COLLECTED MATERIAL:

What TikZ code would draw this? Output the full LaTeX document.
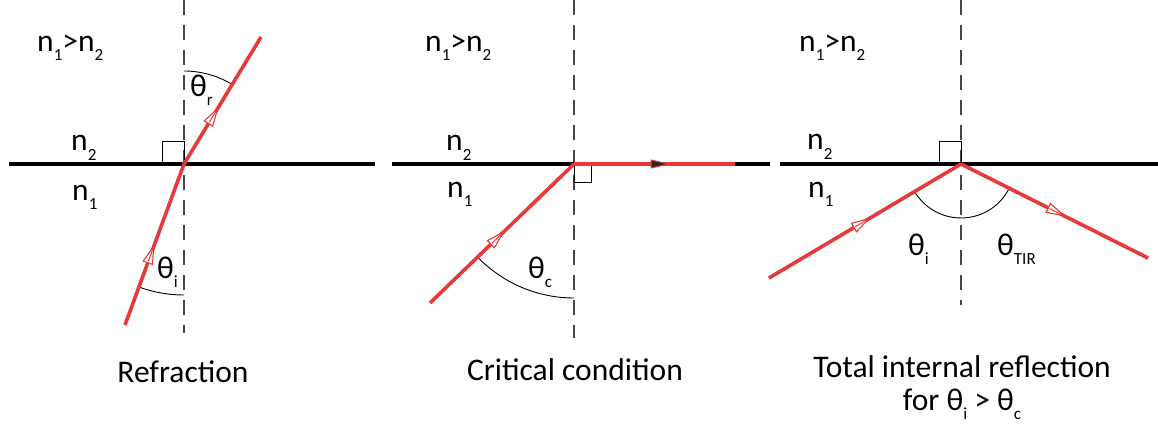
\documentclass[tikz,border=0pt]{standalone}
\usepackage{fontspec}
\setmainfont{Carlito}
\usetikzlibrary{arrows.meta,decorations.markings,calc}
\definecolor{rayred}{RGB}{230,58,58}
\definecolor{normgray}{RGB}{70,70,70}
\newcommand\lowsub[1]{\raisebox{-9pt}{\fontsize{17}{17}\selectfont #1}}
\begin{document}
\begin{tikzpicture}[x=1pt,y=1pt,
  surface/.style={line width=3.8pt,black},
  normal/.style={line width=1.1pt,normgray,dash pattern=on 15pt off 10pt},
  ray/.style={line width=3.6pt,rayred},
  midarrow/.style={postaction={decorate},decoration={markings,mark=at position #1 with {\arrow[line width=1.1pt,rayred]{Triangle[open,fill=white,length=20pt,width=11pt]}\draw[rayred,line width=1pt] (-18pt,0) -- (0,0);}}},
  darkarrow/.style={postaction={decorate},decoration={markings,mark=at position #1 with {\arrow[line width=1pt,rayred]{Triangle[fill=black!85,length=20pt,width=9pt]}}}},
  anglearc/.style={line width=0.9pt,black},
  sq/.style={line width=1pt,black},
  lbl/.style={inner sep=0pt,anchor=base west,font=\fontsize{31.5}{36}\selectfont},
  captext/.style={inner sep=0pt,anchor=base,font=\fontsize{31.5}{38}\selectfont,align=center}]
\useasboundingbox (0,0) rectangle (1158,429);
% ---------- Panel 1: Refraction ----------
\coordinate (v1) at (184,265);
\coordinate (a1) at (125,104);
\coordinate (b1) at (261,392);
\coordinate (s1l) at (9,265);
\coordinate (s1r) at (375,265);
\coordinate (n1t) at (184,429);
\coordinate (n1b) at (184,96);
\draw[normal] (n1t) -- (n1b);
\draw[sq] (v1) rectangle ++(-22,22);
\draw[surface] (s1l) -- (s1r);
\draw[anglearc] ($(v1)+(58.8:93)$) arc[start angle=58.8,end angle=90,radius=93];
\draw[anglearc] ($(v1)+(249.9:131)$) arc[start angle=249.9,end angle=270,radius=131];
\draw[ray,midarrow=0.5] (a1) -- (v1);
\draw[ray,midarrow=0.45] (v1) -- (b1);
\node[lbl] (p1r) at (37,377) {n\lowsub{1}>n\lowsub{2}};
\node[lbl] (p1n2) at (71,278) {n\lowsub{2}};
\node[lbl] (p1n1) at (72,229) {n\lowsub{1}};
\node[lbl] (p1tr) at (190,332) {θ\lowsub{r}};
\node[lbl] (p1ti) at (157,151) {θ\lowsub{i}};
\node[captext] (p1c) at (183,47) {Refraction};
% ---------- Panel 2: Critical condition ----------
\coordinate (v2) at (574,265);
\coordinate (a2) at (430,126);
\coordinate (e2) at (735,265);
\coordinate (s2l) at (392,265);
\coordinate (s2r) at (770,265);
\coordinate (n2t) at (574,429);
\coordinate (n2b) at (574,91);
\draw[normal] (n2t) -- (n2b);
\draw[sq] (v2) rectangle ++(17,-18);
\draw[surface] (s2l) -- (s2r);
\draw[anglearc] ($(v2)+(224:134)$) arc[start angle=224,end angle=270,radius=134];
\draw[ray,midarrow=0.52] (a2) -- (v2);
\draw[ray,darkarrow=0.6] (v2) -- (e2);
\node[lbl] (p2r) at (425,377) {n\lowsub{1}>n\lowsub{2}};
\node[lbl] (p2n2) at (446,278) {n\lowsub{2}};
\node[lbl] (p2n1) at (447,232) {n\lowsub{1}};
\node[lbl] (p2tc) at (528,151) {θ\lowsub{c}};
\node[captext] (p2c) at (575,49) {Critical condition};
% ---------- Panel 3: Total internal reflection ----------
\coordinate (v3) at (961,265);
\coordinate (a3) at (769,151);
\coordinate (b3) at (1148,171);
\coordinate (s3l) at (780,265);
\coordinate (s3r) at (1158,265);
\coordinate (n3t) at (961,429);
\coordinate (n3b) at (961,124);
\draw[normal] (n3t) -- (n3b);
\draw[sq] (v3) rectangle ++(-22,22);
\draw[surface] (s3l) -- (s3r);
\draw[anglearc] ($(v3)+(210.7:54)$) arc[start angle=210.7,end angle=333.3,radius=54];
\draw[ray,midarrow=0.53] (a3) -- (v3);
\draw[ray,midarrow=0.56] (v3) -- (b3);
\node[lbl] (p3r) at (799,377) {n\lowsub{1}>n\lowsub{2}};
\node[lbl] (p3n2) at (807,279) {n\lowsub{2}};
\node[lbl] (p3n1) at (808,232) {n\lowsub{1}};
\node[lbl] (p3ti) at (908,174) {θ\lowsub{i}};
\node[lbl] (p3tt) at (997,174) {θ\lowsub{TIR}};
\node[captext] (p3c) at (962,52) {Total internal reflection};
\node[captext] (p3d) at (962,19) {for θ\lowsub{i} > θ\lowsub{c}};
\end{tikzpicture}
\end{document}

SHORT EXERCISE:
All of the data above should be quoted exactly, except for the pictures.

EXERCISE SOLUTION:
What TikZ code would draw this? Output the full LaTeX document.
\documentclass[tikz,border=0pt]{standalone}
\usepackage{fontspec}
\setmainfont{Carlito}
\usetikzlibrary{arrows.meta,decorations.markings,calc}
\definecolor{rayred}{RGB}{230,58,58}
\definecolor{normgray}{RGB}{70,70,70}
\newcommand\lowsub[1]{\raisebox{-9pt}{\fontsize{17}{17}\selectfont #1}}
\begin{document}
\begin{tikzpicture}[x=1pt,y=1pt,
  surface/.style={line width=3.8pt,black},
  normal/.style={line width=1.1pt,normgray,dash pattern=on 15pt off 10pt},
  ray/.style={line width=3.6pt,rayred},
  midarrow/.style={postaction={decorate},decoration={markings,mark=at position #1 with {\arrow[line width=1.1pt,rayred]{Triangle[open,fill=white,length=20pt,width=11pt]}\draw[rayred,line width=1pt] (-18pt,0) -- (0,0);}}},
  darkarrow/.style={postaction={decorate},decoration={markings,mark=at position #1 with {\arrow[line width=1pt,rayred]{Triangle[fill=black!85,length=20pt,width=9pt]}}}},
  anglearc/.style={line width=0.9pt,black},
  sq/.style={line width=1pt,black},
  lbl/.style={inner sep=0pt,anchor=base west,font=\fontsize{31.5}{36}\selectfont},
  captext/.style={inner sep=0pt,anchor=base,font=\fontsize{31.5}{38}\selectfont,align=center}]
\useasboundingbox (0,0) rectangle (1158,429);
% ---------- Panel 1: Refraction ----------
\coordinate (v1) at (184,265);
\coordinate (a1) at (125,104);
\coordinate (b1) at (261,392);
\coordinate (s1l) at (9,265);
\coordinate (s1r) at (375,265);
\coordinate (n1t) at (184,429);
\coordinate (n1b) at (184,96);
\draw[normal] (n1t) -- (n1b);
\draw[sq] (v1) rectangle ++(-22,22);
\draw[surface] (s1l) -- (s1r);
\draw[anglearc] ($(v1)+(58.8:93)$) arc[start angle=58.8,end angle=90,radius=93];
\draw[anglearc] ($(v1)+(249.9:131)$) arc[start angle=249.9,end angle=270,radius=131];
\draw[ray,midarrow=0.5] (a1) -- (v1);
\draw[ray,midarrow=0.45] (v1) -- (b1);
\node[lbl] (p1r) at (37,377) {n\lowsub{1}>n\lowsub{2}};
\node[lbl] (p1n2) at (71,278) {n\lowsub{2}};
\node[lbl] (p1n1) at (72,229) {n\lowsub{1}};
\node[lbl] (p1tr) at (190,332) {θ\lowsub{r}};
\node[lbl] (p1ti) at (157,151) {θ\lowsub{i}};
\node[captext] (p1c) at (183,47) {Refraction};
% ---------- Panel 2: Critical condition ----------
\coordinate (v2) at (574,265);
\coordinate (a2) at (430,126);
\coordinate (e2) at (735,265);
\coordinate (s2l) at (392,265);
\coordinate (s2r) at (770,265);
\coordinate (n2t) at (574,429);
\coordinate (n2b) at (574,91);
\draw[normal] (n2t) -- (n2b);
\draw[sq] (v2) rectangle ++(17,-18);
\draw[surface] (s2l) -- (s2r);
\draw[anglearc] ($(v2)+(224:134)$) arc[start angle=224,end angle=270,radius=134];
\draw[ray,midarrow=0.52] (a2) -- (v2);
\draw[ray,darkarrow=0.6] (v2) -- (e2);
\node[lbl] (p2r) at (425,377) {n\lowsub{1}>n\lowsub{2}};
\node[lbl] (p2n2) at (446,278) {n\lowsub{2}};
\node[lbl] (p2n1) at (447,232) {n\lowsub{1}};
\node[lbl] (p2tc) at (528,151) {θ\lowsub{c}};
\node[captext] (p2c) at (575,49) {Critical condition};
% ---------- Panel 3: Total internal reflection ----------
\coordinate (v3) at (961,265);
\coordinate (a3) at (769,151);
\coordinate (b3) at (1148,171);
\coordinate (s3l) at (780,265);
\coordinate (s3r) at (1158,265);
\coordinate (n3t) at (961,429);
\coordinate (n3b) at (961,124);
\draw[normal] (n3t) -- (n3b);
\draw[sq] (v3) rectangle ++(-22,22);
\draw[surface] (s3l) -- (s3r);
\draw[anglearc] ($(v3)+(210.7:54)$) arc[start angle=210.7,end angle=333.3,radius=54];
\draw[ray,midarrow=0.53] (a3) -- (v3);
\draw[ray,midarrow=0.56] (v3) -- (b3);
\node[lbl] (p3r) at (799,377) {n\lowsub{1}>n\lowsub{2}};
\node[lbl] (p3n2) at (807,279) {n\lowsub{2}};
\node[lbl] (p3n1) at (808,232) {n\lowsub{1}};
\node[lbl] (p3ti) at (908,174) {θ\lowsub{i}};
\node[lbl] (p3tt) at (997,174) {θ\lowsub{TIR}};
\node[captext] (p3c) at (962,52) {Total internal reflection};
\node[captext] (p3d) at (962,19) {for θ\lowsub{i} > θ\lowsub{c}};
\end{tikzpicture}
\end{document}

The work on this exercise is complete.